Monday, Feb. 13, 1995
WHEN CHICAGO WAS HEAVEN
By Richard Zoglin
When the bus carrying O'Dell Wills from Mississippi to Chicago in 1950 neared its destination, the sharecroppers' son could hardly contain his excitement. "When we hit the city limits," he recalls, "I said, 'Wow! I'm home free. This is heaven.'" Fifteen years later, Dorothy Tillman, a civil rights worker arriving from Alabama, saw the high-rise apartment buildings where most blacks then lived and had a different reaction. "Look at all them there factories in the middle of the city," she said to her companion. "Those are not factories," he replied. "People live there."
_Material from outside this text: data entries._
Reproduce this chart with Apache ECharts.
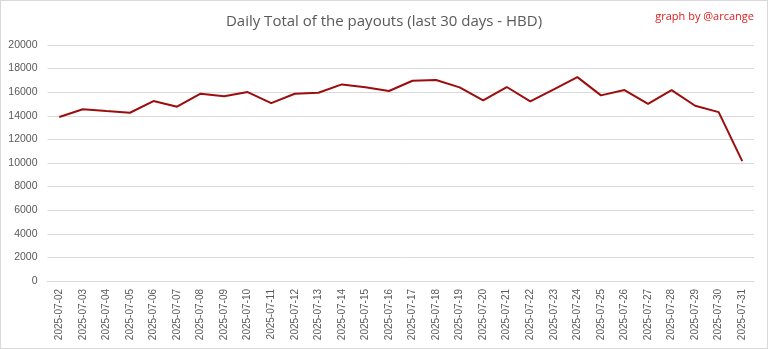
<!DOCTYPE html>
<html>
<head>
<meta charset="utf-8">
<script src="https://cdn.jsdelivr.net/npm/echarts@6/dist/echarts.min.js"></script>
<style>
  html, body { margin: 0; padding: 0; background: #fff; }
  #frame { position: absolute; left: 0; top: 0; width: 766px; height: 347px; border: 1px solid #d9d9d9; background: #fff; }
  #chart { position: absolute; left: 0; top: 0; width: 768px; height: 349px; }
</style>
</head>
<body>
<div id="frame"></div>
<div id="chart"></div>
<script>
// Daily payout totals in HBD
const days = [
  '2025-07-02','2025-07-03','2025-07-04','2025-07-05','2025-07-06','2025-07-07',
  '2025-07-08','2025-07-09','2025-07-10','2025-07-11','2025-07-12','2025-07-13',
  '2025-07-14','2025-07-15','2025-07-16','2025-07-17','2025-07-18','2025-07-19',
  '2025-07-20','2025-07-21','2025-07-22','2025-07-23','2025-07-24','2025-07-25',
  '2025-07-26','2025-07-27','2025-07-28','2025-07-29','2025-07-30','2025-07-31'
];
const payoutsHBD = [
  13900, 14550, 14400, 14260, 15250, 14770,
  15870, 15650, 16010, 15080, 15870, 15950,
  16660, 16410, 16100, 16970, 17030, 16410,
  15310, 16440, 15220, 16240, 17280, 15730,
  16180, 15020, 16180, 14850, 14310, 10160
];
const yMax = 20000;
const yStep = 2000;

const chart = echarts.init(document.getElementById('chart'), null, { renderer: 'canvas' });
const textGrey = '#595959';
chart.setOption({
  backgroundColor: 'transparent',
  animation: false,
  title: [
    {
      text: 'Daily Total of the payouts (last 30 days - HBD)',
      left: 'center', top: 9,
      textStyle: { fontFamily: 'Open Sans', fontWeight: 'normal', fontSize: 15, color: textGrey }
    },
    {
      text: 'graph by @arcange',
      right: 9, top: 6,
      textStyle: { fontFamily: 'Open Sans', fontWeight: 'normal', fontSize: 11, color: '#e0201f' }
    }
  ],
  grid: { left: 47.5, right: 14, top: 45, bottom: 68, containLabel: false },
  xAxis: {
    type: 'category',
    data: days,
    boundaryGap: true,
    axisLine: { lineStyle: { color: '#d9d9d9' } },
    axisTick: { show: false },
    axisLabel: {
      rotate: 90, interval: 0, margin: 8,
      fontFamily: 'Liberation Sans', fontSize: 10, color: textGrey
    },
    splitLine: { show: false }
  },
  yAxis: {
    type: 'value',
    min: 0, max: yMax, interval: yStep,
    axisLine: { show: false },
    axisTick: { show: false },
    axisLabel: {
      fontFamily: 'Liberation Sans', fontSize: 10.5, color: textGrey, margin: 10,
      formatter: v => String(v)
    },
    splitLine: { lineStyle: { color: '#d9d9d9', width: 1 } }
  },
  series: [{
    type: 'line',
    data: payoutsHBD,
    symbol: 'none',
    lineStyle: { color: '#9c0d0d', width: 2 },
    itemStyle: { color: '#9c0d0d' }
  }]
});
</script>
</body>
</html>
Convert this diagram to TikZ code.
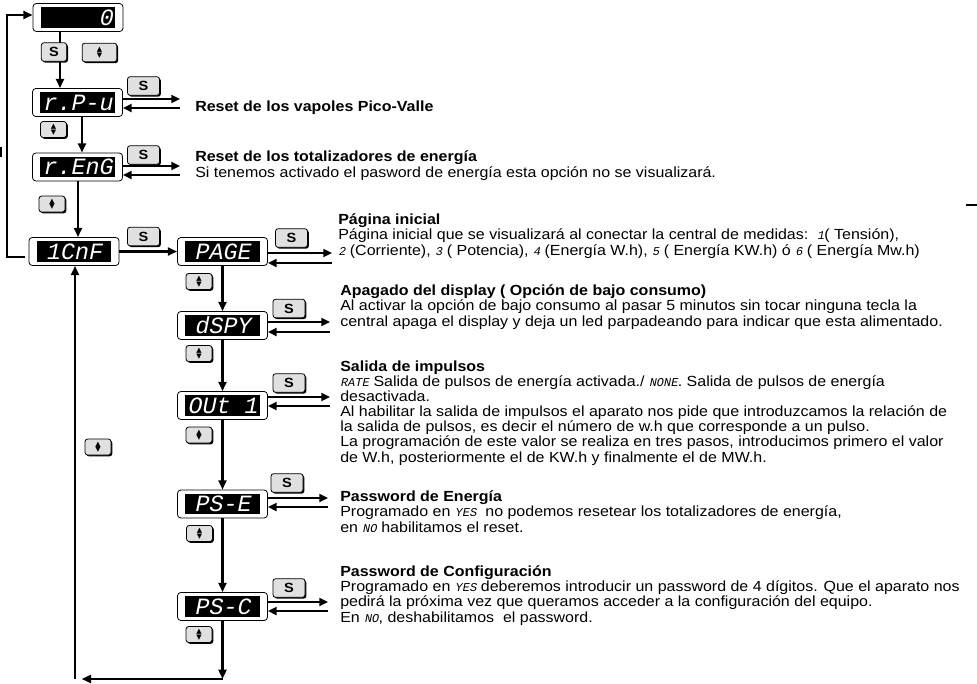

Between 1940 and 1970, 5 million blacks moved up north from the South, a mass movement described in The Promised Land, a five-part documentary series airing next week on the Discovery Channel, as "the greatest peacetime migration in American history." It was a phenomenon that went largely undocumented at the time. Many of the migrants-and the ones focused on in this lucid, moving documentary-came from the Mississippi Delta and headed due north, to the booming city of Chicago.
Life for blacks in the South during the Depression was scarcely better than it had been during slavery. Sharecropping farmers were paid according to the amount of cotton they picked. But the totting up was done by agents of the plantation owner, and cheating was common. Most blacks could not vote, and segregation was entrenched. "Mississippi was intolerable," says one migrant. "You had to go anyplace but here."
No wonder Chicago looked like heaven. World War II had sparked an upsurge in factory jobs, and black workers from the South were suddenly in demand. Yet the influx of migrants, and the refusal of white neighborhoods to integrate, gave rise to ghettos. As the series moves into the 1960s, familiar urban dynamics start to appear: the emergence of gangs and drug-related violence, as well as the arrival of civil rights activists, who fought to integrate the city and faced opposition as fierce as anything encountered in Little Rock or Selma.
Following such estimable models as The Civil War and Eyes on the Prize, The Promised Land (produced by Anthony Geffen and based on the critically acclaimed 1991 book by Nicholas Lemann) recounts this social history with understated narration (by Morgan Freeman), evocative music (blues and gospel) and the plainspoken words of people who lived through it. They are mostly anonymous folks, free of sanctimony or self-importance. People like Uless Carter, a bespectacled, Mississippi-born minister, who reminisces with the sweet-tempered grace of a character in a John Ford western. Or James Hinton, one of 22 children of Alabama sharecroppers, who later owned a Chicago barbershop and whose gentle, unhurried gravity is something close to poetry. Like this series.